George Vladimir Bobrinskoy | |
Native Name: | Георгий Владимир Бобринской |
Birth Name: | Count Grigori Wladimirovich Bobrinsky |
Birth Place: | Tula, Russian Empire |
Death Place: | Hyde Park, Illinois, United States |
Native Name Lang: | ru |
Alma Mater: | Yale University |
Occupation: | Professor |
Children: | 2 |
George Vladimir Bobrinskoy was a Russian-born American sanskritist. He was professor emeritus in the departments of linguistics, Slavic languages and South Asian literature and civilization at the University of Chicago.
George V. Bobrinskoy was born in Tula, Russia as Count Grigory Vladimirovich Bobrinskiy. He was a "left-hand" descendant of the Russian empress Catherine the Great.[1] After the Russian Revolution he left his country at the end of the Civil war, fighting in the ranks of the Preobrajensky Guards regiment, and thereafter immigrated to the United States in 1923.[2]
Then at Yale University he was a graduate student of Franklin Edgerton.[3] Bobrinskoy left Yale University in 1927 to join the “Department of Comparative Philology, General Linguistics, and Indo-IranianPhilology” at University of Chicago as the “Instructor in Sanskrit”. In the academic year 1929-30, he was promoted to Assistant Professor of Sanskrit of the department.[4]
During the Second World War, the University of Chicago was selected as a Center for Russian language and area instruction under the Army Specialized Training Program. After the death of Samuel Northrup Harper the chairman of the Russian department in January 1943, Bobrinskoy his associate was asked to head the Russian-language program.[5]

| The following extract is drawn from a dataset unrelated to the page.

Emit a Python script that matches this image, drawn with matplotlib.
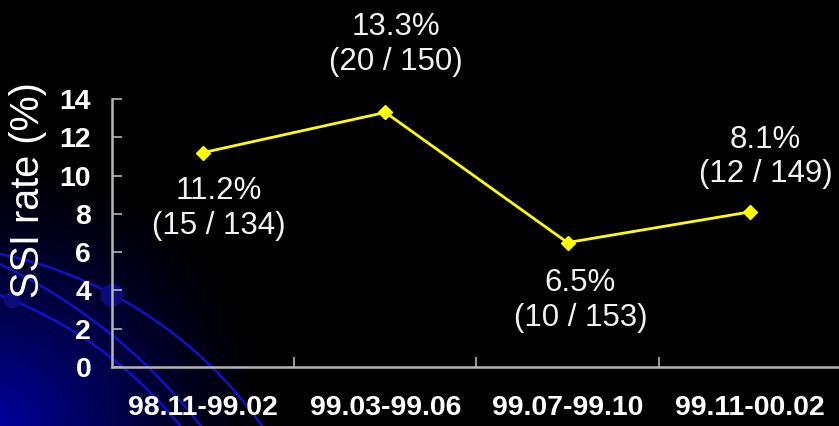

After the war he was chairman of the department of linguistics from 1951 to 1966 and dean of students in the humanities division from 1954 to 1967.[2]
Bobrinskoy was married to the civic leader Theodora P. Bobrinskoy[6] with a son George V. Bobrinskoy Jr.[7] and a daughter Theodora Bobrinskoy Shepherd. At University of Chicago he was also the tennis champion of the Quadrangle Club until beaten by Ignace Jay Gelb.[8]